Canon-stats is a node-js library, whose purpose is to simplify the labor of doing complex calculations on the front-end. It integrates with @datawheel/canon-core and tesseract-olap/tesseract. Both are open source technologies developed and supported by Datawheel.

This library creates REST-APIs in JSON format, and it is based on the integration of python calculations with node, and those calculations are encapsulated on expressJS.

Installation

1) Python Environment

Canon-stats requires that the server has previously installed python (For more information about python installation, click here).

IMPORTANT: We suggest to copy requirements.txt file in the repository where you are working.

Installing Python Libraries

Local Environment

We suggest to create a virtual environment. You can use virtualenv for doing this task.

pip install virtualenv
virtualenv venv
source ./venv/bin/activate
pip install -r requirements.txt
Server Environment

On the server, you need to run:

pip install -r /path/to/file/requirements.txt

Please make sure that each library has been installed successfully.

2) Node Environment

The library will only work in repositories that have @datawheel/canon-core pre-installed.
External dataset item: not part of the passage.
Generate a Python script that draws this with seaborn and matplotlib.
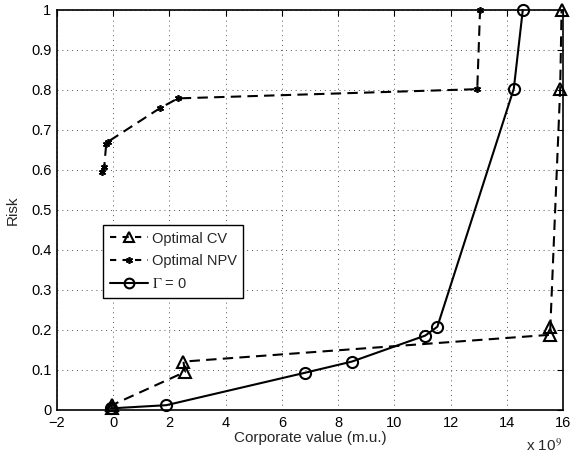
import numpy as np
import pandas as pd
import matplotlib
matplotlib.use("Agg")
import matplotlib.pyplot as plt
import seaborn as sns
from matplotlib.lines import Line2D

# Corporate value in units of 1e9 m.u.
cv_value = [-0.05, -0.05, 2.55, 2.5, 15.55, 15.55, 15.9, 15.95]
cv_risk = [0.004, 0.012, 0.095, 0.121, 0.188, 0.208, 0.803, 1.0]

npv_value = [-0.4, -0.32, -0.25, -0.2, 1.65, 2.3, 12.95, 13.05]
npv_risk = [0.595, 0.607, 0.665, 0.67, 0.754, 0.779, 0.802, 1.0]

g0_value = [-0.08, 1.89, 6.82, 8.49, 11.1, 11.53, 14.25, 14.57]
g0_risk = [0.004, 0.012, 0.093, 0.121, 0.186, 0.208, 0.803, 1.0]

labels = ["Optimal CV", "Optimal NPV", r"$\Gamma$ = 0"]

sns.set_style("white")
plt.rcParams['font.family'] = ['Liberation Sans', 'DejaVu Sans']
plt.rcParams['mathtext.fontset'] = 'stix'

fig = plt.figure(figsize=(5.7, 4.62), dpi=100)
ax = fig.add_axes([0.1, 0.1126, 0.8877, 0.8658])

dash = (5, 3)
df_cv = pd.DataFrame({"v": cv_value, "r": cv_risk})
df_npv = pd.DataFrame({"v": npv_value, "r": npv_risk})
df_g0 = pd.DataFrame({"v": g0_value, "r": g0_risk})

sns.lineplot(data=df_cv, x="v", y="r", ax=ax, sort=False, estimator=None,
             color="black", lw=1.5, marker="^", markersize=8, markerfacecolor="none",
             markeredgecolor="black", markeredgewidth=1.5, linestyle=(0, dash), zorder=3,
             clip_on=False)
sns.lineplot(data=df_npv, x="v", y="r", ax=ax, sort=False, estimator=None,
             color="black", lw=1.5, marker=(6, 2, 0), markersize=5,
             markeredgecolor="black", markeredgewidth=1.2, linestyle=(0, dash), zorder=3,
             clip_on=False)
sns.lineplot(data=df_g0, x="v", y="r", ax=ax, sort=False, estimator=None,
             color="black", lw=1.5, marker="o", markersize=8, markerfacecolor="none",
             markeredgecolor="black", markeredgewidth=1.5, linestyle="-", zorder=3,
             clip_on=False)

ax.set_xlim(-2, 16)
ax.set_ylim(0, 1)
ax.set_xticks(np.arange(-2, 17, 2))
ax.set_xticklabels(["\u22122"] + [str(v) for v in range(0, 17, 2)])
ax.set_yticks(np.arange(0, 1.01, 0.1))
ax.set_yticklabels(["0"] + ["%.1f" % v for v in np.arange(0.1, 0.95, 0.1)] + ["1"])
ax.grid(True, linestyle=(0, (1, 4)), color="#555555", lw=0.7)
ax.tick_params(direction="in", length=4, width=0.8, labelsize=10.5, top=True, right=True,
               colors="black", pad=4)
for s in ax.spines.values():
    s.set_color("black")
    s.set_linewidth(1.2)
ax.set_xlabel("Corporate value (m.u.)", fontsize=11, labelpad=1)
ax.set_ylabel("Risk", fontsize=11, labelpad=8)
fig.text(0.955, 0.035, r"x 10$^9$", fontsize=11, ha="center", va="center")

handles = [
    Line2D([], [], color="black", lw=1.5, linestyle=(0, (3, 3)), marker="^", markersize=7,
           markerfacecolor="none", markeredgewidth=1.5),
    Line2D([], [], color="black", lw=1.5, linestyle=(0, (3, 3)), marker=(6, 2, 0), markersize=5,
           markeredgewidth=1.2),
    Line2D([], [], color="black", lw=1.5, linestyle="-", marker="o", markersize=7,
           markerfacecolor="none", markeredgewidth=1.5),
]
leg = ax.legend(handles, labels, loc="upper left", bbox_to_anchor=(0.091, 0.4625),
                frameon=True, fancybox=False, edgecolor="black", framealpha=1,
                fontsize=10.5, handlelength=2.6, handletextpad=0.3, borderpad=0.45,
                labelspacing=0.6, borderaxespad=0)
leg.get_frame().set_linewidth(1.0)

fig.savefig("out.png", dpi=100)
Since canon-stats is a private library, before to install it for the first time on a new project, it is required to include an authentication for a user called datawheel-deploy, who will drive the installation.

In the terminal of your laptop, execute this git command:

git config --global url."https://a164d0033398f6a1db0be16428b955e83b16b48b:x-oauth-basic@github.com/".insteadOf https://x-oauth-basic@github.com/

IMPORTANT: Please don't upload this command in a public repository, because it includes the authentication key associated to datawheel-deploy.

Now we can install the repository via npm

npm i https://github.com/Datawheel/canon-stats

Installing a specific version:

npm i https://github.com/Datawheel/canon-stats#0.6.1

Once the package has been installed on any site using @datawheel/canon-core, the canon core server will automatically hook up the necessary cache and api routes for the canon-stats endpoints.

TIP: If you need to update the version installed on your repository, use:

npm update @datawheel/canon-stats

Environment Variables

Canon-stats requires a specific env var for the current location of your tesseract installation.

export CANON_STATS_API=https://tesseract-url.com/

For example, the env var used on DataMEXICO is:

export CANON_STATS_API=https://api.datamexico.org/tesseract
Optional env vars for the library are defined on the table. variable description default
CANON_STATS_BASE_URL Customize the endpoint's URL. /api/stats
CANON_STATS_CACHE Enables Redis cache on the server. false
CANON_STATS_CACHE_URL Creates a connection with the Redis server using a URL. undefined
CANON_STATS_LOGGING Enables verbose logging in console. false
CANON_STATS_PYTHON_ENGINE Sets the python's engine used for running the library. python3
CANON_STATS_TIMEOUT Sets an API request timeout. undefined
OLAP_PROXY_SECRET Gets data from private cubes defined on tesseract. undefined

Cache

This library includes a module that stores calculations used on Economic Complexity into a cache. This options currently works using Redis database.

Please make sure that Redis is running on your server before to use this module.

If you use linux:

sudo apt install redis-server

On your env vars, you will need to include

export CANON_STATS_CACHE="true"
export CANON_STATS_CACHE_URL="redis://[[username]:[password]]@localhost:6379/0"

For more information about URL used on CANON_STATS_CACHE_URL, click here.

Endpoints availables

This library includes different statistical modules.

Complexity

Based on Economic Complexity studies, this module calculates different metrics such as RCA, ECI, Proximity, Relatedness, Networks, among other metrics.

Regressions

Allows to calculate Long-Short Term Models (LSTM) such as Prophet, and statistical models such as OLS, Logit.